Il tempo delle parole è scaduto: agire subito per i bambini del Sahel
2005, 2009, 2010. Anni che le popolazioni del Sahel, la grande fascia semi-desertica che corre, in Africa, dal Senegal all’Eritrea e quindi dall’Oceano Atlantico al Mar Rosso, non possono dimenticare, perché segnati da alcune delle più spaventose carestie che la storia moderna ricordi.
Date che rammentano loro un altro dato terrificante: a dispetto delle analisi più raffinate e degli allarmi più precoci, le crisi agricole e alimentari si fanno ancora più frequenti e l’intervallo tra l’una e l’altra sempre meno ampio. Non c’è molto da imparare, ormai, sulla meccanica di queste emergenze. A innescarle, in queste regioni dell’Africa, è sempre la stessa combinazione di fattori: piogge ridotte, esaurimento delle scorte d’acqua, malattie del bestiame.
E quindi devastazione della poca vegetazione, dispersione della pastorizia, immiserimento dell’agricoltura. Così, nel Sahel, il raccolto di cereali è calato bruscamente del 25% tra 2010 e 2011 e la gente ormai sopravvive consumando le ultime scorte. Se a questo si aggiunge il ritorno in patria di migliaia di lavoratori che da Paesi come Niger e Senegal erano emigrati in Libia, e quindi la fine di preziose rimesse in contanti, diventa facile capire le previsioni che parlano di milioni di persone (da 5 a 7, secondo le fonti, e tra loro almeno un milione di bambini) a rischio di morte per fame nei prossimi mesi.

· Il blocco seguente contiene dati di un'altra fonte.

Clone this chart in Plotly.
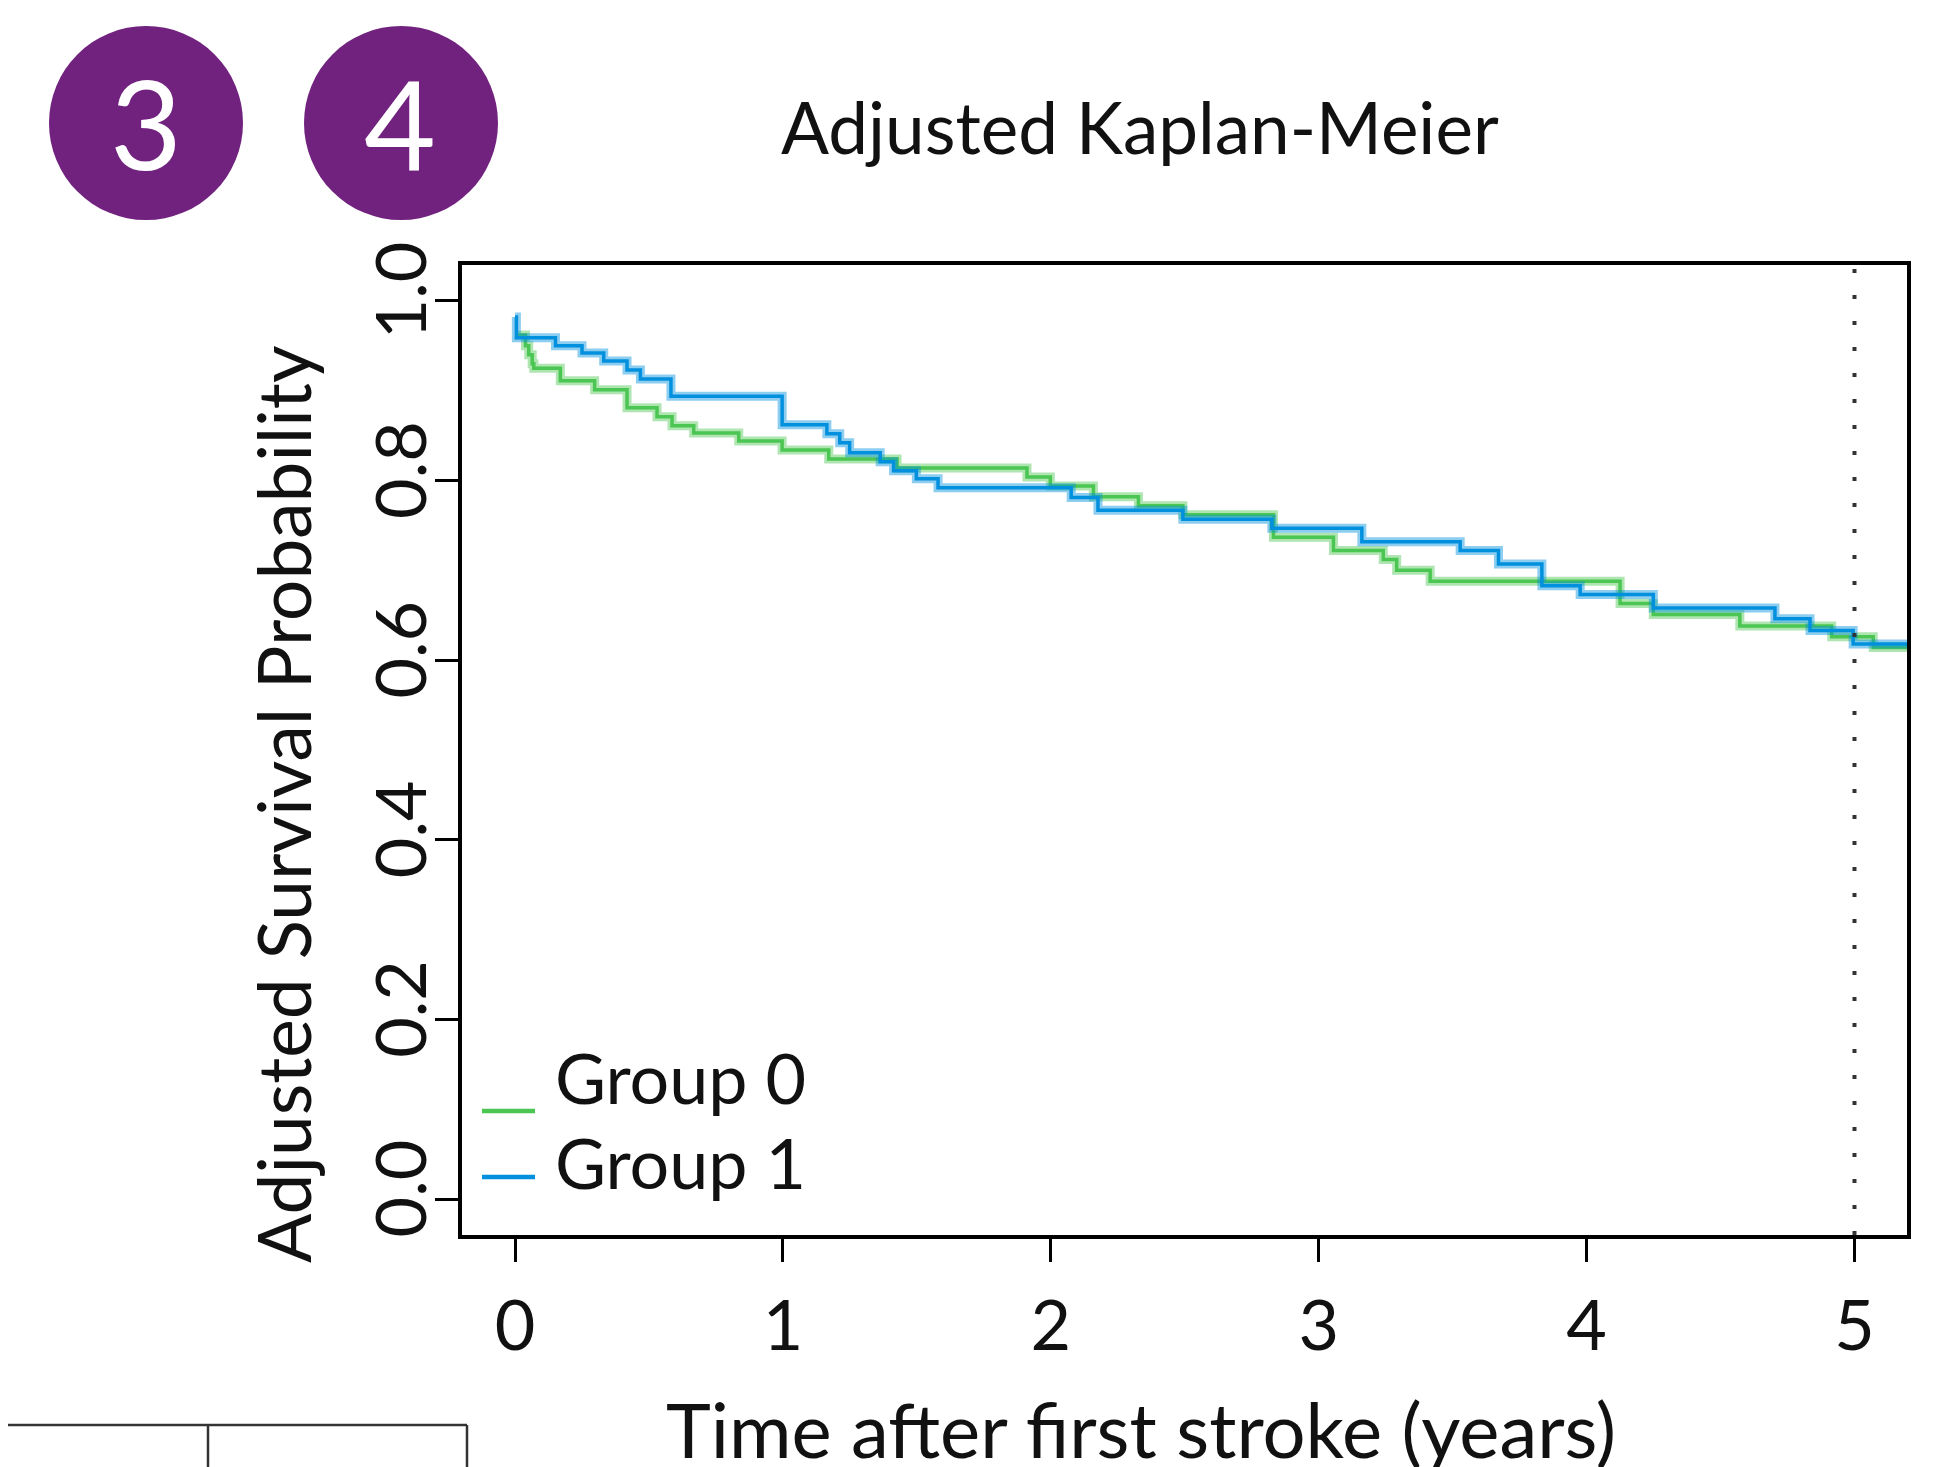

Il tempo dei pronostici, però, è già finito. Ora conta solo muoversi e attrezzarsi: creare scorte di cereali e acqua, preparare ambulatori mobili. E organizzarsi per ridurre gli effetti di una crisi umanitaria che, per le condizioni in cui rischia di esplodere, potrebbe anche trasformarsi in qualcosa di assai più drammatico e complicato. A Est, laddove il Sahel comprende vaste aree di Sudan ed Eritrea, si potrebbe creare una saldatura con l’analoga crisi in corso già da molti mesi nel Corno d’Africa. Qui è già difficile intervenire ora, a causa delle violenze in Somalia e altrove. Domani potrebbe essere impossibile, considerata la natura del regime eritreo.
Procedendo verso Ovest, in Paesi come Ciad, Niger, Mali e Mauritania, i convogli dei soccorsi potrebbero diventare un ghiotto obiettivo per le incursioni dei predoni che, negli ultimi anni, hanno messo a segno decine di rapimenti e scorrerie a scopo di riscatto. Attività criminali che hanno spesso rivelato la firma dell’Aqmi (al-Qaeda nel Maghreb Islamico), gli epigoni di Osama Benladen che hanno messo a segno molti colpi feroci nell’Africa del Nord.
Nel 2011, l’Aqmi è stato molto ridimensionato dalle forse dell’ordine locali e dalla preziosa attività di intelligence di alcune polizie occidentali. I terroristi superstiti, però, hanno cominciato a migrare verso Sud, attraversando proprio il Sahel per approfittare della rete di basi e appoggi di cui godono appunto i predoni e altri gruppi dell’islamismo armato come Boko Haram in Nigeria. Stazionano, insomma, proprio nelle aree che saranno più colpite dalla crisi alimentare, si nascondono nelle città dove più massiccio sarà l’afflusso dei profughi scampati al disastro delle campagne.
Il potenziale distruttivo di una simile situazione è più che evidente. Non resta che agire e, fin dove lo permetterà la difficile situazione economica che investe anche i nostri Paesi, intervenire per aiutare le organizzazioni umanitarie che già si stanno muovendo. Un buon esempio, quanto a prontezza, lo ha dato una volta tanto l’Unione Europea, che ha versato 10 milioni all’Unicef che, a sua volta, ne chiede 51 per provare a salvare un milione di bambini. Il tempo, almeno quello delle parole, è già scaduto.